If we recognize that we all depend on each other, we feed, hire, heal and help each other in virtually all the aspects of life, then we can make a better world for ourselves too. All of us are each other’s essential workers, caregivers, customers and builders.
Erasing racial barriers strengthened many parts of America. Sports are obvious: teams are better; games are more exciting. And because we’re all part of the market, the owners benefit too. The Dodgers gained a Black audience with Jackie Robinson, and soon, other teams did too. Many industries discovered that a diverse workforce is a better workforce, more creative, more able to think out of the box.
Numerous studies discovered that military service in World War II had the result of bridging ethnic, religious and linguistic differences among us. As I’ve commented before, servicemen coming home brought their service buddies to meet their families. There aren’t many alive any more who could describe the old prejudices among what we now call White Americans but they were virulent before World War II and almost gone after. Theodore Roosevelt proclaimed, “the military tent, where all sleep side-by-side, will rank next to the public school among the great agents of democratization.” The Army has extended its efforts to improve the relationships among White- and African-Americans and it has been fairly successful.

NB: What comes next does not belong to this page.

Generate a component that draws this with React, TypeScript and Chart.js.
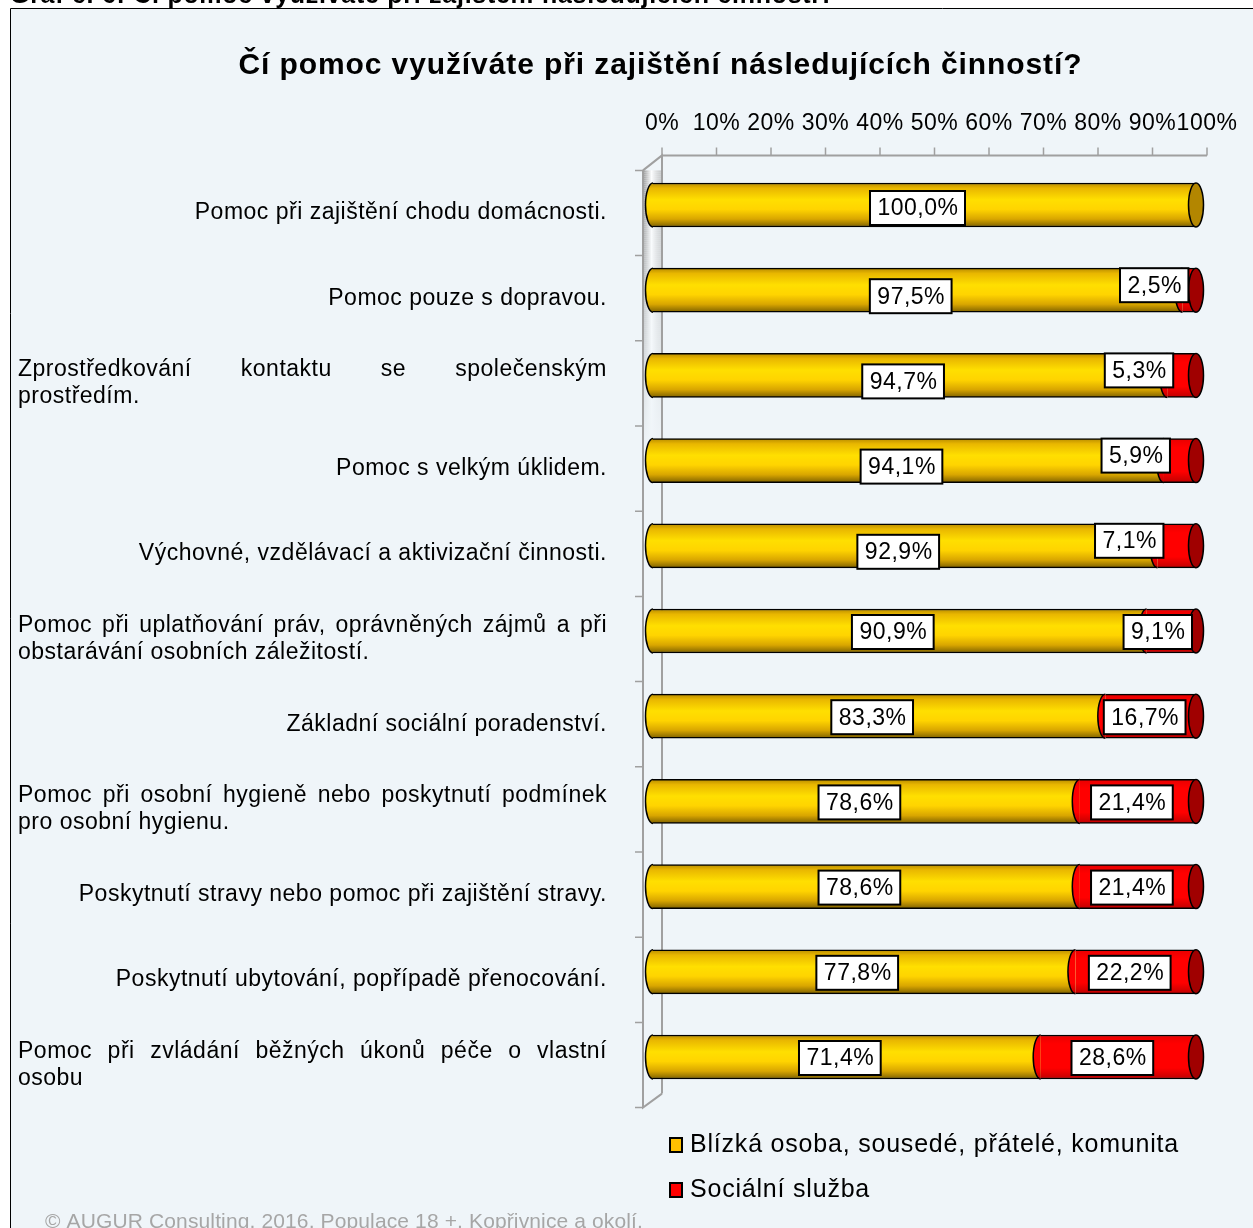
import React, { useEffect, useRef } from "react";
import { Chart, registerables } from "chart.js";

Chart.register(...registerables);

const captionText = "Graf č. 6: Čí pomoc využíváte při zajištění následujících činností?";
const titleText = "Čí pomoc využíváte při zajištění následujících činností?";
const footerText = "© AUGUR Consulting, 2016, Populace 18 +, Kopřivnice a okolí.";

const categories: string[][] = [
  ["Pomoc při zajištění chodu domácnosti."],
  ["Pomoc pouze s dopravou."],
  ["Zprostředkování kontaktu se společenským", "prostředím."],
  ["Pomoc s velkým úklidem."],
  ["Výchovné, vzdělávací a aktivizační činnosti."],
  ["Pomoc při uplatňování práv, oprávněných zájmů a při", "obstarávání osobních záležitostí."],
  ["Základní sociální poradenství."],
  ["Pomoc při osobní hygieně nebo poskytnutí podmínek", "pro osobní hygienu."],
  ["Poskytnutí stravy nebo pomoc při zajištění stravy."],
  ["Poskytnutí ubytování, popřípadě přenocování."],
  ["Pomoc při zvládání běžných úkonů péče o vlastní", "osobu"],
];

const seriesNames = ["Blízká osoba, sousedé, přátelé, komunita", "Sociální služba"];
const closePerson = [100, 97.5, 94.7, 94.1, 92.9, 90.9, 83.3, 78.6, 78.6, 77.8, 71.4];
const socialService = [0, 2.5, 5.3, 5.9, 7.1, 9.1, 16.7, 21.4, 21.4, 22.2, 28.6];
const tickValues = [0, 10, 20, 30, 40, 50, 60, 70, 80, 90, 100];
const tickLabels = ["0%", "10%", "20%", "30%", "40%", "50%", "60%", "70%", "80%", "90%", "100%"];

const W = 1253;
const H = 1228;
const FONT = "Arial, 'Liberation Sans', sans-serif";
const BAR_H = 44;
const CAP_RX = 7.5;
const TXT = `23px ${FONT}`;
const TXT_LS = "0.5px";

function yellowGradient(ctx: CanvasRenderingContext2D, yc: number, h: number) {
  const g = ctx.createLinearGradient(0, yc - h / 2, 0, yc + h / 2);
  g.addColorStop(0, "#B88C00");
  g.addColorStop(0.12, "#E9B700");
  g.addColorStop(0.38, "#FFDF00");
  g.addColorStop(0.6, "#FFD400");
  g.addColorStop(0.82, "#D9A600");
  g.addColorStop(1, "#7E6100");
  return g;
}

function redGradient(ctx: CanvasRenderingContext2D, yc: number, h: number) {
  const g = ctx.createLinearGradient(0, yc - h / 2, 0, yc + h / 2);
  g.addColorStop(0, "#E80000");
  g.addColorStop(0.2, "#FF0000");
  g.addColorStop(0.75, "#FF0000");
  g.addColorStop(1, "#C00000");
  return g;
}

function fmt(v: number) {
  return v.toFixed(1).replace(".", ",") + "%";
}

function drawJustified(ctx: CanvasRenderingContext2D, line: string, left: number, right: number, y: number) {
  const words = line.split(" ");
  const widths = words.map((w) => ctx.measureText(w).width);
  const total = widths.reduce((a, b) => a + b, 0);
  const gap = words.length > 1 ? (right - left - total) / (words.length - 1) : 0;
  let x = left;
  ctx.textAlign = "left";
  words.forEach((w, i) => {
    ctx.fillText(w, x, y);
    x += widths[i] + gap;
  });
}

const backgroundPlugin = {
  id: "frameBg",
  beforeDraw(chart: any) {
    const ctx: CanvasRenderingContext2D = chart.ctx;
    ctx.save();
    ctx.fillStyle = "#FFFFFF";
    ctx.fillRect(0, 0, W, H);
    ctx.fillStyle = "#EFF5F9";
    ctx.fillRect(10, 8, W - 10, H - 8);
    ctx.strokeStyle = "#000000";
    ctx.lineWidth = 1;
    ctx.beginPath();
    ctx.moveTo(10.5, H);
    ctx.lineTo(10.5, 8.5);
    ctx.lineTo(W, 8.5);
    ctx.stroke();

    // cut-off caption above the frame
    ctx.fillStyle = "#000000";
    ctx.font = `bold 25px ${FONT}`;
    ctx.textAlign = "left";
    ctx.textBaseline = "alphabetic";
    const natC = ctx.measureText(captionText).width;
    (ctx as any).letterSpacing = (825 - natC) / captionText.length + "px";
    ctx.fillText(captionText, 10, 3);
    (ctx as any).letterSpacing = "0px";

    // title
    ctx.font = `bold 30px ${FONT}`;
    ctx.textBaseline = "middle";
    const nat = ctx.measureText(titleText).width;
    const ls = (844 - nat) / titleText.length;
    (ctx as any).letterSpacing = ls + "px";
    ctx.textAlign = "center";
    ctx.fillText(titleText, 660 + ls / 2, 66);
    (ctx as any).letterSpacing = "0px";

    // footer
    ctx.fillStyle = "#A6A6A6";
    ctx.font = `21px ${FONT}`;
    ctx.textAlign = "left";
    ctx.textBaseline = "alphabetic";
    const natF = ctx.measureText(footerText).width;
    (ctx as any).letterSpacing = Math.max(0, (598 - natF) / footerText.length) + "px";
    ctx.fillText(footerText, 45, 1228);
    (ctx as any).letterSpacing = "0px";

    // walls / axes
    const xs = chart.scales.x;
    const ys = chart.scales.y;
    const dxBack = 9;
    const x0 = xs.getPixelForValue(0);
    const backX = x0 + dxBack;
    const frontX = backX - 19;
    const firstB = ys.getPixelForValue(-0.5);
    const lastB = ys.getPixelForValue(categories.length - 0.5);
    const backTop = firstB - 7;
    const backBottom = lastB - 6;
    const frontTop = firstB + 8;
    const frontBottom = lastB + 8;

    // wall shading
    for (let yy = frontTop; yy < 450; yy += 2) {
      const a = Math.max(0, 1 - (yy - frontTop) / 280);
      const g = ctx.createLinearGradient(frontX, 0, backX, 0);
      g.addColorStop(0, "rgba(140,140,140," + (0.9 * a) + ")");
      g.addColorStop(0.45, "rgba(255,255,255," + (0.9 * a) + ")");
      g.addColorStop(1, "rgba(170,170,170," + (0.6 * a) + ")");
      ctx.fillStyle = g;
      ctx.fillRect(frontX, yy, backX - frontX, 2);
    }

    ctx.strokeStyle = "#A0A0A0";
    ctx.lineWidth = 2;
    ctx.beginPath();
    ctx.moveTo(frontX, frontTop);
    ctx.lineTo(frontX, frontBottom);
    ctx.lineTo(backX, backBottom);
    ctx.moveTo(frontX, frontTop);
    ctx.lineTo(backX, backTop);
    ctx.lineTo(backX, backBottom);
    ctx.stroke();

    // left ticks
    ctx.lineWidth = 1.5;
    ctx.beginPath();
    for (let i = 0; i <= categories.length; i++) {
      const yb = ys.getPixelForValue(i - 0.5) + 8;
      ctx.moveTo(frontX - 8, yb);
      ctx.lineTo(frontX, yb);
    }
    ctx.stroke();

    // top axis line and ticks
    const xEnd = xs.getPixelForValue(100) + 11;
    ctx.lineWidth = 2;
    ctx.beginPath();
    ctx.moveTo(backX, backTop);
    ctx.lineTo(xEnd, backTop);
    ctx.stroke();
    ctx.lineWidth = 1.5;
    ctx.beginPath();
    tickValues.forEach((v) => {
      const tx = xs.getPixelForValue(v) + dxBack + (v / 100) * 2;
      ctx.moveTo(tx, backTop);
      ctx.lineTo(tx, backTop - 8);
    });
    ctx.stroke();

    ctx.fillStyle = "#000000";
    ctx.font = TXT;
    (ctx as any).letterSpacing = TXT_LS;
    ctx.textAlign = "center";
    ctx.textBaseline = "middle";
    tickValues.forEach((v, i) => {
      const tx = xs.getPixelForValue(v) + dxBack + (v / 100) * 2;
      ctx.fillText(tickLabels[i], tx, 124);
    });

    // category labels
    const left = 18;
    const right = 607;
    categories.forEach((lines, i) => {
      const yc = ys.getPixelForValue(i) + 8;
      if (lines.length === 1) {
        ctx.textAlign = "right";
        ctx.fillText(lines[0], right, yc);
      } else {
        const lh = 27;
        lines.forEach((ln, k) => {
          const ly = yc - ((lines.length - 1) * lh) / 2 + k * lh;
          if (k < lines.length - 1) {
            drawJustified(ctx, ln, left, right, ly);
          } else {
            ctx.textAlign = "left";
            ctx.fillText(ln, left, ly);
          }
        });
      }
    });
    (ctx as any).letterSpacing = "0px";

    // legend
    const legY = [1145, 1190];
    const legColors = ["#FFC000", "#FF0000"];
    ctx.font = `25px ${FONT}`;
    const natL = ctx.measureText(seriesNames[0]).width;
    const lsL = (489 - natL) / seriesNames[0].length;
    seriesNames.forEach((name, i) => {
      ctx.fillStyle = legColors[i];
      ctx.fillRect(670, legY[i] - 7, 12, 14);
      ctx.strokeStyle = "#000000";
      ctx.lineWidth = 2;
      ctx.strokeRect(670, legY[i] - 7, 12, 14);
      ctx.fillStyle = "#000000";
      (ctx as any).letterSpacing = lsL + "px";
      ctx.textAlign = "left";
      ctx.textBaseline = "middle";
      ctx.fillText(name, 690, legY[i]);
    });
    (ctx as any).letterSpacing = "0px";
    ctx.restore();
  },
};

const capsPlugin = {
  id: "caps",
  afterDatasetsDraw(chart: any) {
    const ctx: CanvasRenderingContext2D = chart.ctx;
    const m0 = chart.getDatasetMeta(0);
    const m1 = chart.getDatasetMeta(1);
    ctx.save();
    ctx.strokeStyle = "#000000";
    ctx.lineWidth = 1.5;
    const boxes: any[] = [];
    for (let i = 0; i < categories.length; i++) {
      const e0 = m0.data[i].getProps(["x", "y", "base", "height"], true);
      const e1 = m1.data[i].getProps(["x", "y", "base", "height"], true);
      const ry = e0.height / 2;
      // left cap of yellow
      ctx.fillStyle = yellowGradient(ctx, e0.y, e0.height);
      ctx.beginPath();
      ctx.ellipse(e0.base, e0.y, CAP_RX, ry, 0, Math.PI / 2, (3 * Math.PI) / 2);
      ctx.closePath();
      ctx.fill();
      ctx.beginPath();
      ctx.ellipse(e0.base, e0.y, CAP_RX, ry, 0, Math.PI / 2, (3 * Math.PI) / 2);
      ctx.stroke();
      const hasRed = socialService[i] > 0;
      if (hasRed) {
        ctx.fillStyle = redGradient(ctx, e1.y, e1.height);
        ctx.beginPath();
        ctx.ellipse(e1.base, e1.y, CAP_RX, ry, 0, Math.PI / 2, (3 * Math.PI) / 2);
        ctx.closePath();
        ctx.fill();
        ctx.beginPath();
        ctx.ellipse(e1.base, e1.y, CAP_RX, ry, 0, Math.PI / 2, (3 * Math.PI) / 2);
        ctx.stroke();
        ctx.fillStyle = "#A00000";
        ctx.beginPath();
        ctx.ellipse(e1.x, e1.y, CAP_RX, ry, 0, 0, Math.PI * 2);
        ctx.fill();
        ctx.stroke();
      } else {
        ctx.fillStyle = "#B38600";
        ctx.beginPath();
        ctx.ellipse(e0.x, e0.y, CAP_RX, ry, 0, 0, Math.PI * 2);
        ctx.fill();
        ctx.stroke();
      }
      boxes.push({ e0, e1, hasRed, i });
    }

    // data labels
    ctx.font = TXT;
    (ctx as any).letterSpacing = TXT_LS;
    ctx.textAlign = "center";
    ctx.textBaseline = "middle";
    const drawBox = (txt: string, cx: number, cy: number) => {
      const tw = ctx.measureText(txt).width;
      const bw = tw + 14;
      const bh = 34;
      ctx.fillStyle = "#FFFFFF";
      ctx.fillRect(cx - bw / 2, cy - bh / 2, bw, bh);
      ctx.lineWidth = 2;
      ctx.strokeStyle = "#000000";
      ctx.strokeRect(cx - bw / 2, cy - bh / 2, bw, bh);
      ctx.fillStyle = "#000000";
      ctx.fillText(txt, cx + 0.5, cy + 1);
      return bw;
    };
    const rightLimit = chart.scales.x.getPixelForValue(100) - 4;
    boxes.forEach(({ e0, e1, hasRed, i }) => {
      let yShift = 1;
      let redTxt = "";
      let redCx = 0;
      let redShift = 1;
      if (hasRed) {
        redTxt = fmt(socialService[i]);
        const tw = ctx.measureText(redTxt).width + 14;
        const segW = e1.x - e1.base;
        if (segW < 40) {
          redCx = e1.base + 6 - tw / 2;
          yShift = 6;
          redShift = -5;
        } else {
          redCx = (e1.base + e1.x) / 2 - 6;
          if (redCx + tw / 2 > rightLimit) redCx = rightLimit - tw / 2;
        }
      } else {
        yShift = 3;
      }
      drawBox(fmt(closePerson[i]), (e0.base + e0.x) / 2 - 7, e0.y + yShift);
      if (hasRed) drawBox(redTxt, redCx, e1.y + redShift);
    });
    (ctx as any).letterSpacing = "0px";
    ctx.restore();
  },
};

function barGradient(kind: "y" | "r") {
  return (c: any) => {
    const ch = c.chart;
    const ys = ch.scales && ch.scales.y;
    const fallback = kind === "y" ? "#FFD200" : "#FF0000";
    if (!ys || typeof c.dataIndex !== "number") return fallback;
    const yc = ys.getPixelForValue(c.dataIndex);
    if (!Number.isFinite(yc)) return fallback;
    return kind === "y" ? yellowGradient(ch.ctx, yc, BAR_H) : redGradient(ch.ctx, yc, BAR_H);
  };
}

export default function App() {
  const ref = useRef<HTMLCanvasElement | null>(null);
  useEffect(() => {
    if (!ref.current) return;
    const chart = new Chart(ref.current, {
      type: "bar",
      data: {
        labels: categories.map((c) => c.join(" ")),
        datasets: [
          {
            label: seriesNames[0],
            data: closePerson,
            backgroundColor: barGradient("y"),
            borderColor: "#000000",
            borderWidth: { top: 1.5, bottom: 1.5, left: 0, right: 0 },
            borderSkipped: false,
            barThickness: BAR_H,
          },
          {
            label: seriesNames[1],
            data: socialService,
            backgroundColor: barGradient("r"),
            borderColor: "#000000",
            borderWidth: { top: 1.5, bottom: 1.5, left: 0, right: 0 },
            borderSkipped: false,
            barThickness: BAR_H,
          },
        ],
      },
      options: {
        indexAxis: "y",
        responsive: false,
        animation: false,
        devicePixelRatio: 1,
        layout: { padding: { left: 653, right: W - 1196, top: 162.4, bottom: H - 1099.6 } },
        plugins: {
          legend: { display: false },
          title: { display: false },
          tooltip: { enabled: false },
        },
        scales: {
          x: { stacked: true, min: 0, max: 100, display: false },
          y: { stacked: true, display: false, offset: true },
        },
      } as any,
      plugins: [backgroundPlugin, capsPlugin],
    });
    return () => chart.destroy();
  }, []);
  return (
    <div style={{ position: "absolute", left: 0, top: 0, width: W, height: H }}>
      <canvas ref={ref} width={W} height={H} style={{ display: "block", width: W, height: H }} />
    </div>
  );
}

Many of us are devoted to integration but we’ve been saddened to realize that much of what we accomplished in law was sabotaged in reality. Federal agencies encouraged banks to redline Black areas and not loan to African-Americans. Parents looking for the best schools located away from African-Americans. Factories moved to suburbs, away from most Black workers.
There are ways to build emotional links, like those the soldiers came home with after World War II, at the same time that we rebuild selfless American patriotism and educate younger generations about what America is made of and how it works. One tool is national service. It effectively becomes an internship working on the things America needs. It would have similarities to military service, the Peace Corps, AmeriCorps, and other service programs. And they pump money into the economy and tighten the job market.
Many communities in this country are hurting. But we learned to pull together for each other. We voted for John Kennedy and his pledge to revive Appalachia. People in cities have supported costly programs to benefit farmers for nearly a century. People all over our country have supported programs that primarily helped others. We’ve helped to dig whole communities out from under hurricanes, floods and other natural disasters without regard to who was injured where or which way their states voted. We’ve helped or tried to help when the injured were white and when the injured were Black. If we lose that spirit of unity and generosity, then God help America – we’ll need it.
– This commentary was scheduled for broadcast on the WAMC Northeast Report, on December 22, 2020.
Quoted in John Whiteclay Chambers, II, Conscripting for Colossus: The Progressive Era and the Origin of the Modern Military Draft in the United States in World War I, in The Military in America From the Colonial Era to the Present 302 (New York: Free Press, Peter Karsten, ed., rev. ed. 1986).